Records from a data collection:
※
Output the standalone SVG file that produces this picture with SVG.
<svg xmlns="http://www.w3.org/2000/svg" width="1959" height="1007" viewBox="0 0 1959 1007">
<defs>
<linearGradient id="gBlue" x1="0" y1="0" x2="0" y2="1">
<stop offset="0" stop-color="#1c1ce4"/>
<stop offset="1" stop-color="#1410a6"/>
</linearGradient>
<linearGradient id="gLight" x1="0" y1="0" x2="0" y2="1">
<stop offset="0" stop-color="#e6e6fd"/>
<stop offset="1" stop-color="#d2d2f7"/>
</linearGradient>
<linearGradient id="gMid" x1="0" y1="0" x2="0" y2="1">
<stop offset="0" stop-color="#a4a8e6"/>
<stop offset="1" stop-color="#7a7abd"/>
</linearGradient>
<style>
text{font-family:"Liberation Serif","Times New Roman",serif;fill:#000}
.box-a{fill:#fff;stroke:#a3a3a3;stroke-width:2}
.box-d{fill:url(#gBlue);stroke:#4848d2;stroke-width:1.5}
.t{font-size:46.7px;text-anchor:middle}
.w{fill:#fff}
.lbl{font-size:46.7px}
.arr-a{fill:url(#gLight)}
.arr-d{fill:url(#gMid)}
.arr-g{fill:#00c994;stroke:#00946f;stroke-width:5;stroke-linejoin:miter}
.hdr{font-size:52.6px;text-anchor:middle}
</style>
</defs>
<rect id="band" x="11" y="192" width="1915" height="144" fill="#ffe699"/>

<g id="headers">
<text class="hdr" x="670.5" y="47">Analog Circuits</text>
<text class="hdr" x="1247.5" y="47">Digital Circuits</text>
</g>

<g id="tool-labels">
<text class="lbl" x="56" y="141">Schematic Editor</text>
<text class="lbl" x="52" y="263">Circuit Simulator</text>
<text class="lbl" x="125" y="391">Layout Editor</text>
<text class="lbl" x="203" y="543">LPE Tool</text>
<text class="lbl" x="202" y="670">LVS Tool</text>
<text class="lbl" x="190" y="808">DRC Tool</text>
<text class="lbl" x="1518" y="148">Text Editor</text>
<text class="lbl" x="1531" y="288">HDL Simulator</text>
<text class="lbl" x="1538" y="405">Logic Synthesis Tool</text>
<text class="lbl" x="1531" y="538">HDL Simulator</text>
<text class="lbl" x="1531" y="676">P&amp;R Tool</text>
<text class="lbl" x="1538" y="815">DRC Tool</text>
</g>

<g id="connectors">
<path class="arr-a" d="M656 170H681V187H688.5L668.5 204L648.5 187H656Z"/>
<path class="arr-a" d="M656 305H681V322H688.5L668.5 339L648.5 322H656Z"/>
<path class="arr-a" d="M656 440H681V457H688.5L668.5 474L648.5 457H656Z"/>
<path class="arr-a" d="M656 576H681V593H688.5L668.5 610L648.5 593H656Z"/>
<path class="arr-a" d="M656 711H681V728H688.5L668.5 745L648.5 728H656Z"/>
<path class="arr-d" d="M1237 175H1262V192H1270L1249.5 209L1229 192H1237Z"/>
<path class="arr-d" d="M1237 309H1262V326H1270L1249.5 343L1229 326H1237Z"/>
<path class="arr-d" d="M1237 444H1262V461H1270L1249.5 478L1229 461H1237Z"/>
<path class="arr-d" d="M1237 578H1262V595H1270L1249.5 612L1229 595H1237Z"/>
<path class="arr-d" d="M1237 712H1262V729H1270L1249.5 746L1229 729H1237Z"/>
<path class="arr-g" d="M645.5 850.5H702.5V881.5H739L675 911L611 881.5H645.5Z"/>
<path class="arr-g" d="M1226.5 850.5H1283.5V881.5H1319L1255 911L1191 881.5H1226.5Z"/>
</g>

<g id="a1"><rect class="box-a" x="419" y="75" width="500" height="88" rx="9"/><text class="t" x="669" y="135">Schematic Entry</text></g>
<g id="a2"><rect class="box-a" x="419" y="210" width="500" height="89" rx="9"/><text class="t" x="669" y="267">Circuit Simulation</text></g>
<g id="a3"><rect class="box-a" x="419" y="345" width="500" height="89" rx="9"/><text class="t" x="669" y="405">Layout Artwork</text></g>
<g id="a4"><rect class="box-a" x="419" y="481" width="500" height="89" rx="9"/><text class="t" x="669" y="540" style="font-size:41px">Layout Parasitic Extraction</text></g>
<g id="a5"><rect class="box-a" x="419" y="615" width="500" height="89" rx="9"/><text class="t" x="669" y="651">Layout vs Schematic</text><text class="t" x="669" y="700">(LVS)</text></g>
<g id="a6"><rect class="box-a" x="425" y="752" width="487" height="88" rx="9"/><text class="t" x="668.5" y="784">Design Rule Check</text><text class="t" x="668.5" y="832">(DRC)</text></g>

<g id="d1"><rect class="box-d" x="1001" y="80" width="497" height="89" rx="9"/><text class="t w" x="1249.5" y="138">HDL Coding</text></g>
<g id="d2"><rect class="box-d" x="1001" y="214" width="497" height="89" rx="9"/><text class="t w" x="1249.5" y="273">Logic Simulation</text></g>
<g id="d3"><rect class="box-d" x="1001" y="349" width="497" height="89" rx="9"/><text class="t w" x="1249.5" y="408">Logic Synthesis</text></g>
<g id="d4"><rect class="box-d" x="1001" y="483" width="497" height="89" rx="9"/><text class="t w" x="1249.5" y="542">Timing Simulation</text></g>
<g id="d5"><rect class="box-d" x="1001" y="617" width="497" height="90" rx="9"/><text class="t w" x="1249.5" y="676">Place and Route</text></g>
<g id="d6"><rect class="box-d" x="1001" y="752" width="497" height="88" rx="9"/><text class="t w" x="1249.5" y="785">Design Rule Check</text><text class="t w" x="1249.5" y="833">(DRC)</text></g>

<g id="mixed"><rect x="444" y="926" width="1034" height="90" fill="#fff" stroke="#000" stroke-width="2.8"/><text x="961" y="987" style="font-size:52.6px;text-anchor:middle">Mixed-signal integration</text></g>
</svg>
※
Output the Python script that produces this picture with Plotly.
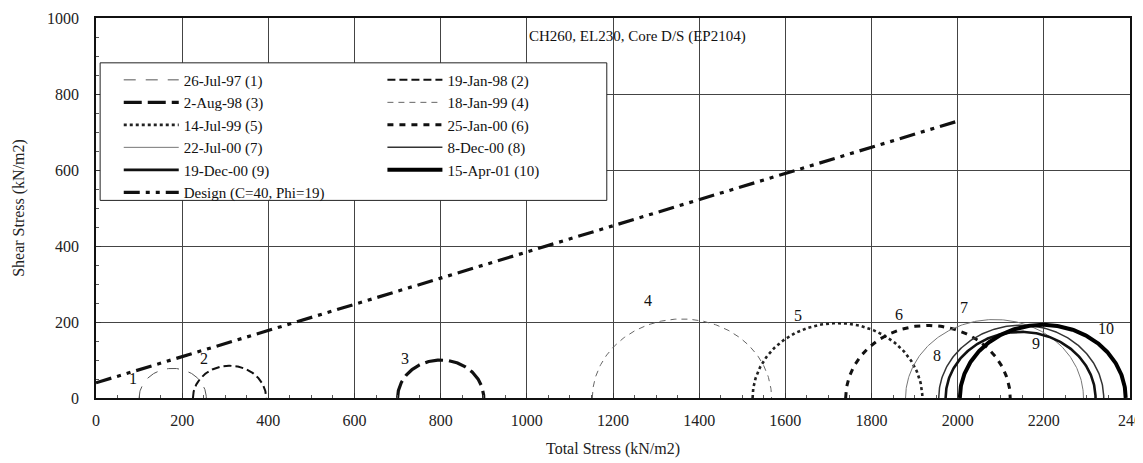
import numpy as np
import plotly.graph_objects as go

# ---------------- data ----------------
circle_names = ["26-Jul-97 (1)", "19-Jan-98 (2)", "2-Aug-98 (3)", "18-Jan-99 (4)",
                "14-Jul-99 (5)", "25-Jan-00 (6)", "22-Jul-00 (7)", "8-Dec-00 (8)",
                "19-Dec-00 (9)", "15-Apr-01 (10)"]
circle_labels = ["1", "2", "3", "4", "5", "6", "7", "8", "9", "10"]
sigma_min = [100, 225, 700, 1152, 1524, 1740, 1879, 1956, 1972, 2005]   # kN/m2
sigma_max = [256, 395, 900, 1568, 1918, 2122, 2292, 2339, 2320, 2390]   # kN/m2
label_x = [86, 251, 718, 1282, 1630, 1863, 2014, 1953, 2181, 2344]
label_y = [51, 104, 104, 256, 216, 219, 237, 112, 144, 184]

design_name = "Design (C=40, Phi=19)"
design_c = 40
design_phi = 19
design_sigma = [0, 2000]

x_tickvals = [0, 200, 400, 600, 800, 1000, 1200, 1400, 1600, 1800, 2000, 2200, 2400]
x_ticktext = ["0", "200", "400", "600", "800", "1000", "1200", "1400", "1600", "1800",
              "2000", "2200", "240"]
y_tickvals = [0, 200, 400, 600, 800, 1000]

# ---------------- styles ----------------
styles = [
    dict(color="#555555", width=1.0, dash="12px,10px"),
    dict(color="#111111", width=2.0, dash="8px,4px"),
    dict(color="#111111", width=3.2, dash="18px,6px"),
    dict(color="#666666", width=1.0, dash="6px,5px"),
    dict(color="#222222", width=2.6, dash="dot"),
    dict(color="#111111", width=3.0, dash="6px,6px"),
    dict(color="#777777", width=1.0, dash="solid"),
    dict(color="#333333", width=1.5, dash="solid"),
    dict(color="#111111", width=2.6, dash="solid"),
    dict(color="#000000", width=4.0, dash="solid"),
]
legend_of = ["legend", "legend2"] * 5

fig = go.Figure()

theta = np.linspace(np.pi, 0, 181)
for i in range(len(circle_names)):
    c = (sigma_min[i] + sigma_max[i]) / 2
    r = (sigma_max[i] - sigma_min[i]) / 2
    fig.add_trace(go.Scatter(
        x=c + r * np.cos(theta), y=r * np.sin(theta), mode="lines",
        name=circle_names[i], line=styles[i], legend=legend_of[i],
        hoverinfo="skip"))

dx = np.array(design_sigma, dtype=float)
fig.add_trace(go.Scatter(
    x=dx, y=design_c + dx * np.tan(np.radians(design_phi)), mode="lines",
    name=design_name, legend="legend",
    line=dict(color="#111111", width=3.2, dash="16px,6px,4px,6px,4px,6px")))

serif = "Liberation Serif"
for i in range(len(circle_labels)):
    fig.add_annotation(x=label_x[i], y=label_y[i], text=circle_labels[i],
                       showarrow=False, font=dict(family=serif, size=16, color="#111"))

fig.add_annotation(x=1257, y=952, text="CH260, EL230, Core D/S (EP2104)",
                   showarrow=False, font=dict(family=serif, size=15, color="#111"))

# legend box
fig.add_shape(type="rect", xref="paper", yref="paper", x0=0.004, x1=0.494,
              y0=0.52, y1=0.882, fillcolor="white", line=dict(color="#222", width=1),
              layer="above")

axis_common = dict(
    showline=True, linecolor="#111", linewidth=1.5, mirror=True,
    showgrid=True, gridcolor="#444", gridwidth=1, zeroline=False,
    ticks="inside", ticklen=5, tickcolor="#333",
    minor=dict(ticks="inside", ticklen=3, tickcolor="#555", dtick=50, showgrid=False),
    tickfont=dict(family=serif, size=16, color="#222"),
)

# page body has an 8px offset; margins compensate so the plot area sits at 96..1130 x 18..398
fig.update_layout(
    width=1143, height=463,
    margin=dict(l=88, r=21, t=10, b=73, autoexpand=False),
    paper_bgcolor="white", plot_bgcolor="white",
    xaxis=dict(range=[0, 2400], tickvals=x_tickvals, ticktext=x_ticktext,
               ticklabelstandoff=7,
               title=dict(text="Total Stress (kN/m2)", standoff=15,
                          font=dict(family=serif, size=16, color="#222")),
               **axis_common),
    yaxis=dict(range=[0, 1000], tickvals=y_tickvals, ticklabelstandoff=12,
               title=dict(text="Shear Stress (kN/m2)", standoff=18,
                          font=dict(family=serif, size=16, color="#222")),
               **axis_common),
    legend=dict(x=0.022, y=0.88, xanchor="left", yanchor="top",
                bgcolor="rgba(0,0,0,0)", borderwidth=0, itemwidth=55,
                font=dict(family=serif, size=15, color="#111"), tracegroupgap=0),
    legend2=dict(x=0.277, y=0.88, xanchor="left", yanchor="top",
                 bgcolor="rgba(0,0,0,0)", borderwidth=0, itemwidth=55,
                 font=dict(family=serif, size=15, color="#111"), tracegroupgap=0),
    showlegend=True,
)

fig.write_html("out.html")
※
Stated goal: In the listing above, find the line with "Output the Python" and the line with "import plotly.graph_objects as go". Set down exactly those lines and everything between them, skipping pictures.

Task solution:
Output the Python script that produces this picture with Plotly.
import numpy as np
import plotly.graph_objects as go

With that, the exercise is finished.